Dicas dos especialistas
Os adultos da família podem ajudar de diversas formas: comprar alimentos mais saudáveis, preparar refeições leves, estimular a participação em algum esporte e, se possível, unir-se às crianças na prática de atividade física nos fins de semana. “Ainda que haja um irmão/irmã que é magrinho (a), os pais devem comer e ter em casa alimentos mais saudáveis, que façam parte do novo cardápio”, aconselha Rodrigues.
A criatividade também é bem-vinda: “crie opções interessantes, como um cachorro quente magro - com pão francês integral mini e salsicha de aves, ou uma pipoca light”, ensina a nutricionista.
“Assim como os adultos, as crianças comem com os olhos, por isso decore o prato de uma maneira alegre. Varie as preparações, como utilizar abobrinha ralada no arroz em vez de refogá-la, fazer um suflê de brocólis ou espinafre batido com arroz para ser assado em forma de bolinho”, sugere Rodrigues.
Os pais devem ficar atentos também para as famosas “trocas”. “Nunca tente recompensar a criança, dizendo que se comer tudo que está no prato vai ganhar sobremesa. O correto é estimular durante a semana uma alimentação equilibrada e deixar as guloseimas para o final de semana”, complementa.

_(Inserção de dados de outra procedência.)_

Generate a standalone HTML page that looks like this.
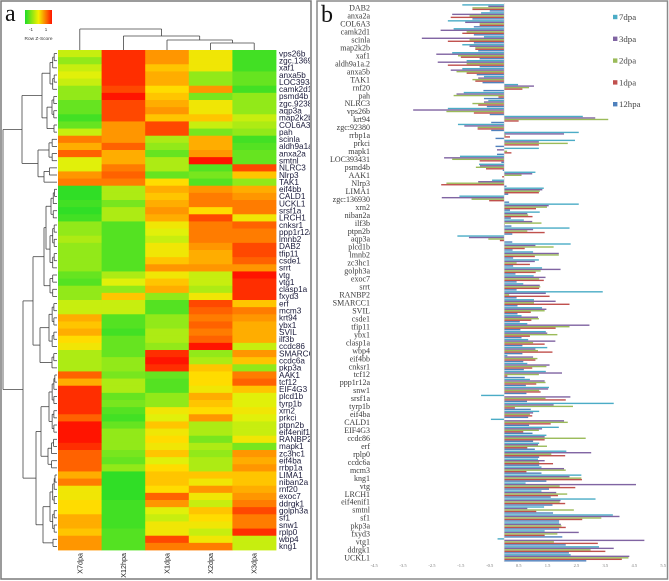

“Nas dietas para crianças e adolescentes, costumamos liberar guloseimas de uma a duas vezes por semana. A dieta não pode ter a conotação de proibição. Dentro de uma reeducação alimentar, todos alimentos devem ser incluídos, um com mais cautela que o outro, mas jamais proibido. A dieta dos pontos permite isso, dentro do limite de pontos para cada um”, afirma Vidigal.